Das heißt aber nicht, dass gegenwärtig eine Angleichung der Zonen zu beobachten oder auch nur zu erwarten wäre. Obwohl eine Entwicklung von Fabriken, die natürlich auf dem neuesten Stand der Technik gebaut werden, heute auch in Brasilien möglich ist, muss darauf geachtet werden, dass im Gegensatz zur Moderne die Postmoderne an Informationalisierung gebundene Maßstäbe für ein entwickeltes Niveau der Ökonomie produziert hat. Solche Differenzen haben Konsequenzen für die Arten der Ablehnung des Übergangs zum Empire. "Stark vereinfachend ließe sich argumentieren, dass postmoderne Diskurse hauptsächlich jene ansprechen, die von den Prozessen profitieren, die fundamentalistischen aber jene, die verlieren. Mit anderen Worten, die gegenwärtigen globalen Tendenzen zu verstärkter Mobilität, Unbestimmtheit und Hybridität werden von einigen als eine Art Befreiung erfahren, von anderen dagegen als Verschlimmerung ihres Leidens." (150)

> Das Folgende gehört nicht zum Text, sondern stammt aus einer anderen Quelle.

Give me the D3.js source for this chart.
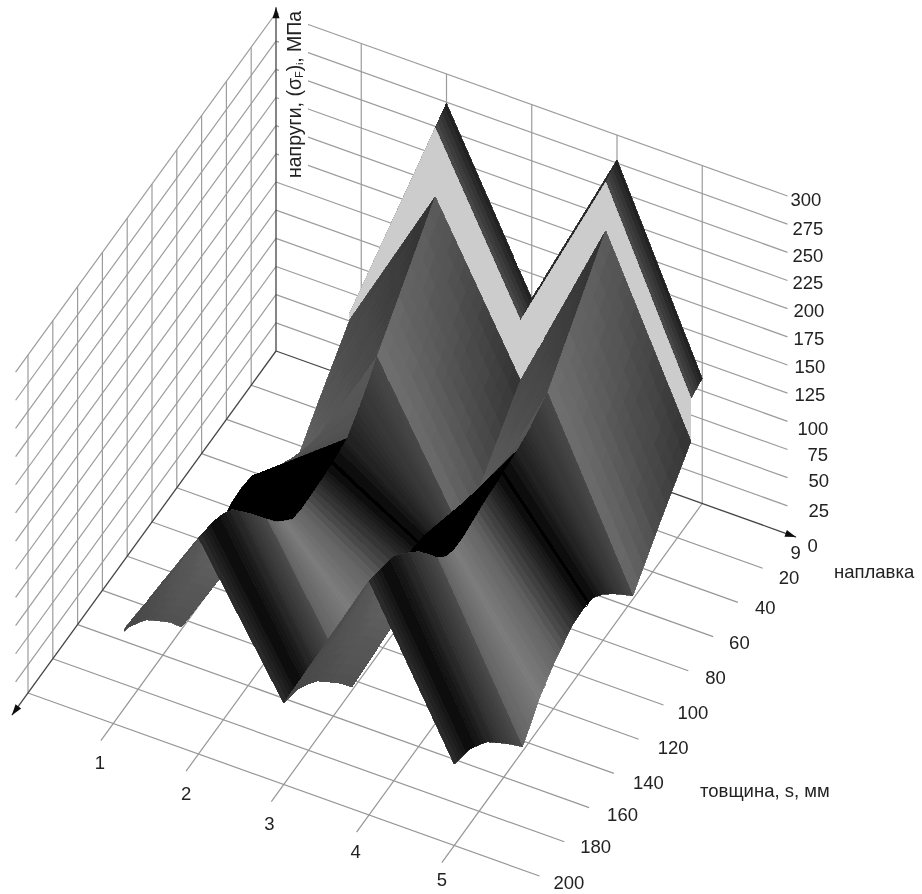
<!DOCTYPE html>
<html>
<head>
<meta charset="utf-8">
<script src="https://cdn.jsdelivr.net/npm/d3@7"></script>
<style>
  html, body { margin: 0; background: #fff; }
  svg { display: block; }
  text { font-family: "Liberation Sans", Arial, sans-serif; fill: #222; }
</style>
</head>
<body>
<div id="chart"></div>
<script>
// Axis ticks
const categories = [1, 2, 3, 4, 5];
const thicknessTicks = [9, 20, 40, 60, 80, 100, 120, 140, 160, 180, 200];
const stressTicks = [0, 25, 50, 75, 100, 125, 150, 175, 200, 225, 250, 275, 300];

// Surface rows (thickness, mm). 14 is there twice because the stress jumps at that thickness
const thicknessRows = [9, 14, 14, 34, 56, 62, 70, 80, 88, 96, 104, 117, 124, 131, 138, 145, 154, 160, 173, 180, 188, 200];

// Stress (MPa) along each row, one list per weld number
const stressWeld1 = [75, 75, 69, 35, 3, 13, 26, 41, 50, 52, 51, 42, 35, 27, 15, 2, 20, 30, 51, 59, 67, 72];
const stressWeld2 = [274, 266, 205, 167, 134, 123, 111, 98, 95, 93, 92, 91, 93, 102, 112, 125, 142, 153, 176, 183, 188, 192];
const stressWeld3 = [128, 122, 69, 35, 3, 13, 26, 41, 50, 52, 51, 42, 35, 27, 15, 3, 20, 30, 51, 59, 67, 72];
const stressWeld4 = [278, 272, 229, 190, 156, 152, 146, 142, 140, 138, 137, 133, 131, 131, 135, 145, 162, 173, 191, 199, 203, 208];
const stressWeld5 = [111, 107, 69, 35, 3, 13, 26, 41, 50, 52, 51, 42, 35, 27, 15, 4, 20, 30, 51, 59, 67, 72];
const stressColumns = [stressWeld1, stressWeld2, stressWeld3, stressWeld4, stressWeld5];

// Grey levels of the surface between these thicknesses: [back left, back right, front left, front right]
const shadeBands = [9, 14, 34, 56, 68, 80, 92, 104, 117, 131, 145, 160, 173, 188, 200];
const shadeFalling = [
  [0x1e, 0x1e, 0x4c, 0x4c], [0x5a, 0x32, 0x64, 0x48], [0x64, 0x48, 0x70, 0x68],
  [0x48, 0x48, 0x36, 0x36], [0x36, 0x36, 0x22, 0x22], [0x22, 0x22, 0x04, 0x04], [0x04, 0x04, 0x30, 0x30],
  [0x30, 0x30, 0x64, 0x64], [0x64, 0x64, 0x7c, 0x7c], [0x7c, 0x7c, 0x62, 0x62], [0x4c, 0x4c, 0x3a, 0x3a],
  [0x3a, 0x3a, 0x26, 0x26], [0x26, 0x26, 0x06, 0x06], [0x06, 0x06, 0x30, 0x30]
];
const shadeRising = [
  [0x2c, 0x2c, 0x2c, 0x2c], [0x4a, 0x30, 0x58, 0x3a], [0x58, 0x3a, 0x66, 0x48],
  [0x58, 0x58, 0x54, 0x54], [0x54, 0x54, 0x50, 0x50], [0x06, 0x06, 0x06, 0x06], [0x06, 0x06, 0x06, 0x06],
  [0x06, 0x06, 0x06, 0x06], [0x06, 0x06, 0x06, 0x06], [0x06, 0x06, 0x06, 0x06], [0x50, 0x6a, 0x50, 0x6a],
  [0x50, 0x6a, 0x4c, 0x62], [0x4c, 0x62, 0x48, 0x5a], [0x48, 0x5a, 0x44, 0x50]
];
const cliffShade = 0xcc;

const width = 922, height = 894;
const root = d3.select("#chart").append("svg").attr("width", width).attr("height", height);

// The original is a soft scan, a slight blur gets the same look and hides mesh seams
const defs = root.append("defs");
function addBlur(id, amount) {
  defs.append("filter").attr("id", id)
    .attr("filterUnits", "userSpaceOnUse")
    .attr("x", 0).attr("y", 0).attr("width", width).attr("height", height)
    .append("feGaussianBlur").attr("stdDeviation", amount);
}
addBlur("soft", 0.4);
addBlur("softSurface", 0.6);

const svg = root.append("g").attr("filter", "url(#soft)");

// Fixed oblique projection: each axis adds its own screen offset to the back corner
const corner = [276, 351];
const catX = d3.scaleLinear().domain([0, 6]).range([0, 511.5]);
const catY = d3.scaleLinear().domain([0, 6]).range([0, 183]);
const sliceX = d3.scaleLinear().domain([0, 10]).range([0, -248]);
const sliceY = d3.scaleLinear().domain([0, 10]).range([0, 342]);
const stressY = d3.scaleLinear().domain([0, 300]).range([0, -338]);
// thickness ticks are evenly spaced on the axis even though 9-20 is a short step
const sliceOf = d3.scaleLinear().domain(thicknessTicks).range(d3.range(thicknessTicks.length));

function project(c, slice, z) {
  return [corner[0] + catX(c) + sliceX(slice), corner[1] + catY(c) + sliceY(slice) + stressY(z)];
}

function drawLine(a, b, color, w) {
  svg.append("line")
    .attr("x1", a[0]).attr("y1", a[1])
    .attr("x2", b[0]).attr("y2", b[1])
    .attr("stroke", color).attr("stroke-width", w);
}

const gridColor = "#9c9c9c";
const lastSlice = thicknessTicks.length - 1;

// Left wall and back wall
stressTicks.slice(1).forEach(function(z) {
  drawLine(project(0, 0, z), project(0, 10.5, z), gridColor, 1.2);
  drawLine(project(0, 0, z), project(6, 0, z), gridColor, 1.2);
});
d3.range(1, lastSlice + 1).forEach(function(i) {
  drawLine(project(0, i, 0), project(0, i, 300), gridColor, 1.2);
});
categories.forEach(function(c) {
  drawLine(project(c, 0, 0), project(c, 0, 300), gridColor, 1.2);
});

// Floor
thicknessTicks.slice(1).forEach(function(s, i) {
  drawLine(project(0, i + 1, 0), project(6, i + 1, 0), "#969696", 1.2);
});
categories.forEach(function(c) {
  drawLine(project(c, 0, 0), project(c, 10.5, 0), "#969696", 1.2);
});

// White box behind the vertical title hides the start of the upper wall lines
svg.append("rect").attr("x", 279).attr("y", 0).attr("width", 29).attr("height", 172).attr("fill", "#fff");

// Axes with small arrow heads
const axisColor = "#444";
function drawArrow(from, to) {
  drawLine(from, to, axisColor, 1.3);
  const ang = Math.atan2(to[1] - from[1], to[0] - from[0]);
  const size = 11, side = 3.5;
  const bx = to[0] - size * Math.cos(ang), by = to[1] - size * Math.sin(ang);
  svg.append("polygon")
    .attr("points", [
      to,
      [bx + side * Math.sin(ang), by - side * Math.cos(ang)],
      [bx - side * Math.sin(ang), by + side * Math.cos(ang)]
    ].join(" "))
    .attr("fill", "#111");
}
drawArrow(project(0, 0, 0), project(0, 0, 305));
drawArrow(project(0, 0, 0), project(0, 10.65, 0));
drawArrow(project(0, 0, 0), project(6.1, 0, 0));

function shadeAt(table, s, u, flat) {
  if (flat) return cliffShade;
  const b = Math.min(d3.bisectRight(shadeBands, s) - 1, table.length - 1);
  const v = (s - shadeBands[b]) / (shadeBands[b + 1] - shadeBands[b]);
  const t = table[b];
  return (1 - u) * (1 - v) * t[0] + u * (1 - v) * t[1] + (1 - u) * v * t[2] + u * v * t[3];
}

// Surface: back rows first, left columns first, so nearer cells paint over farther ones
svg.append("clipPath").attr("id", "surfaceClip")
  .append("rect")
  .attr("x", project(1.13, lastSlice, 0)[0]).attr("y", 0)
  .attr("width", width).attr("height", height);
const surface = svg.append("g").attr("filter", "url(#softSurface)")
  .append("g").attr("clip-path", "url(#surfaceClip)");

const stepsAcross = 14, stepsDown = 5;
d3.range(thicknessRows.length - 1).forEach(function(r) {
  d3.range(categories.length - 1).forEach(function(k) {
    const table = k % 2 === 0 ? shadeRising : shadeFalling;
    const rs0 = thicknessRows[r], rs1 = thicknessRows[r + 1];
    const s0 = sliceOf(rs0), s1 = sliceOf(rs1);
    const z00 = stressColumns[k][r], z10 = stressColumns[k + 1][r];
    const z01 = stressColumns[k][r + 1], z11 = stressColumns[k + 1][r + 1];
    const point = function(u, v) {
      const z = (1 - u) * (1 - v) * z00 + u * (1 - v) * z10 + (1 - u) * v * z01 + u * v * z11;
      return project(categories[k] + u, s0 + (s1 - s0) * v, z);
    };
    d3.range(stepsDown).forEach(function(i) {
      d3.range(stepsAcross).forEach(function(j) {
        const u0 = j / stepsAcross, u1 = (j + 1) / stepsAcross;
        const v0 = i / stepsDown, v1 = (i + 1) / stepsDown;
        const um = (u0 + u1) / 2, vm = (v0 + v1) / 2;
        const g = Math.round(shadeAt(table, rs0 + (rs1 - rs0) * vm, um, rs0 === rs1));
        const color = d3.rgb(g, g, g).formatHex();
        // no antialiasing on the mesh pieces, otherwise their seams show as a pattern
        surface.append("polygon")
          .attr("points", [point(u0, v0), point(u1, v0), point(u1, v1), point(u0, v1)].join(" "))
          .attr("fill", color).attr("stroke", color).attr("stroke-width", 0.8)
          .attr("shape-rendering", "crispEdges");
      });
    });
  });
});

// Tick labels, the hand-set nudges follow the uneven spacing of the original labels
const fontSize = 18.5;
function label(x, y, str, anchor) {
  return svg.append("text")
    .attr("x", x).attr("y", y)
    .attr("dy", "0.36em")
    .attr("text-anchor", anchor || "start")
    .attr("font-size", fontSize)
    .text(str);
}

const stressNudge = [[20, 11], [21, 5], [21, 3], [20, 5], [10, 7], [7, 1], [7, 1], [6, 2], [6, 2], [5, 2], [5, 3], [5, 4], [3, 3]];
stressTicks.forEach(function(z, i) {
  const p = project(6, 0, z);
  label(p[0] + stressNudge[i][0], p[1] + stressNudge[i][1], z);
});

const thicknessNudge = [[3, 18], [16, 9], [17, 5], [16, 6], [17, 7], [14, 7], [19, 8], [19, 9], [18, 7], [16, 5], [14, 6]];
thicknessTicks.forEach(function(s, i) {
  const p = project(6, i, 0);
  label(p[0] + thicknessNudge[i][0], p[1] + thicknessNudge[i][1], s);
});

const categoryNudge = [[-1, 22], [0, 22], [-2, 22], [-1, 19], [0, 17]];
categories.forEach(function(c, i) {
  const p = project(c, 10.5, 0);
  label(p[0] + categoryNudge[i][0], p[1] + categoryNudge[i][1], c, "middle");
});

// Axis titles
label(834, 571, "наплавка");
label(700, 790, "товщина, s, мм");

const title = svg.append("text")
  .attr("transform", "translate(301,178) rotate(-90)")
  .attr("font-size", 19.5);
title.append("tspan").text("напруги, (σ");
title.append("tspan").attr("font-size", 11).attr("dy", 2).text("F");
title.append("tspan").attr("dy", -2).text(")");
title.append("tspan").attr("font-size", 9).attr("dy", 2).text("i");
title.append("tspan").attr("dy", -2).text(", МПа");
</script>
</body>
</html>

Entsprechend setzt der Fundamentalismus gegen die Entwicklung die Erfindung einer Vergangenheit, die es nie gegeben hat und die damit in ihrer rein zeitlichen Struktur postmodern ist. Doch die Wiederbelebung alter binärer Differenzsysteme, die Abspaltung vom Weltmarkt und die Stärkung des Nationalstaates sind in der Ära des Empires nicht nur nicht wünschenswert, sie sind mit dem gegenwärtigen Stand der Produktion auch nicht möglich. "Selbst die dominanten Länder sind jetzt von dem globalen System abhängig; die Interaktionen des Weltmarktes haben zu einer allgemeinen Entkopplung aller Ökonomien geführt. Zunehmend wird jeder Versuch der Isolation oder Abspaltung nur eine noch brutalere Art der Beherrschung durch das globale System bedeuten, eine Reduktion auf Machtlosigkeit und Armut." (284)


Alle Zitate sind Übersetzungen aus Michael Hardt und Antonio Negri, Empire, Havard University Press 2000.
Eine deutsche Übersetzung ist soeben unter demselben Titel bei Campus erschienen.